View Full Version : workers comp
07-17-2001, 07:54 PM
I know it is a touchy subject(to some because it is a legal matter) but I hired a couple of guys for temporary work and paid them cash because they wanted it that way. It was under $600.00 for each of them so I do not have to 1099misc. them.
But I found out today that if you do not carry workers comp on a
hired employee and they get hurt, they can file a claim anyway and the work. comp. office will fine you for the expense and for not having it in the first place. If you are solo, you do not have to have it. But my question is this: if you have an employee, say your wife, just answering phones(and she doesn't ever file a case) do you have to take it out on her?
Fine Lines Lawn
07-17-2001, 08:00 PM
I don't believe you will need it for your wife while answering the phone (Unless it's a very dangerous evil phone), but it's good protection for you in case you do have hired help.
Also, if you plan on going after any commercial business, most will require it.
07-17-2001, 09:46 PM
Workers Comp is based on your payroll.
07-17-2001, 10:23 PM
You need to check with someone in YOUR state about the rules and regulations. I wouldn't trust the advice of someone here, they may not necessarily be correct. ( No offense to anyone ) This is serious stuff that needs correct answers, not assumptions. Just my opinion though.
07-17-2001, 10:41 PM
You are only required by law in the state of Texas to have workers comp. if you have 3 employees or more. Check your state for regulations. (It is ANY employees in Ohio)

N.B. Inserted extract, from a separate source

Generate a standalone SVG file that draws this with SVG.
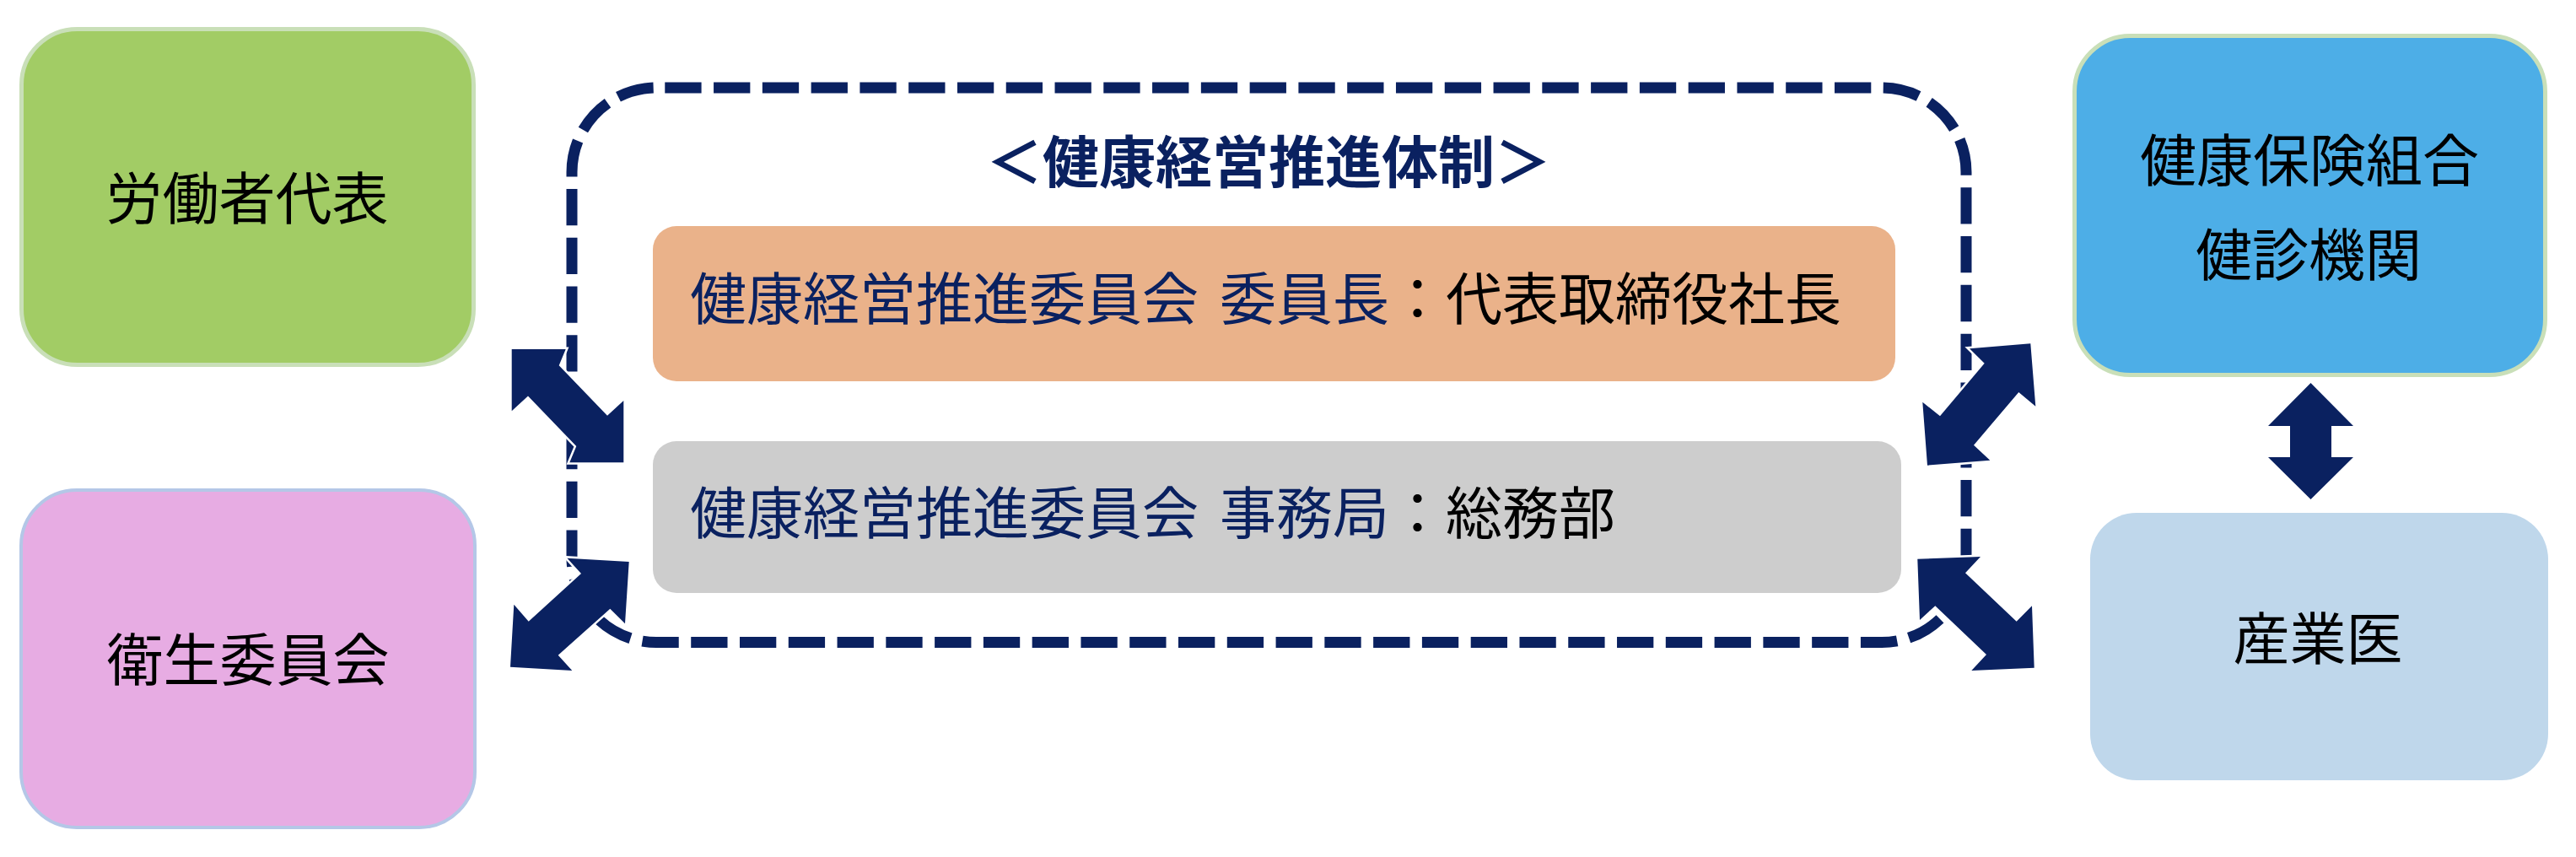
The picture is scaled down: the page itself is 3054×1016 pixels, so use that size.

In Maine, you can get a waiver of Workman's Comp for a spouse or adult child. Anything else (including paying cash) is subject to WC. Big fine ($10,000) if the person puts in a claim and you didn't have a prior determination of WC coverage.
07-18-2001, 02:15 PM
It is my understanding that if you pay cash and the person is considered self employeed you don't have to provide workers comp.
But what do I know, I'm just starting out going solo...
Like everyone said check with you state.
I find a good place to start checking on the regulations is the local Chamber of Commerce. They are usually very friendly and can put you in contact with the right people.
Had to get my 2 cents in this one...
Ah, what charles speaks of is the old "subcontractors" idea which has met quite disfavorably with insurance companies and the IRS alike. They have to meet pretty strict guidelines to be your sub. Check with a good accounting firm, they usually have pretty good resources, or try your local community college to see if they have a small business resource center.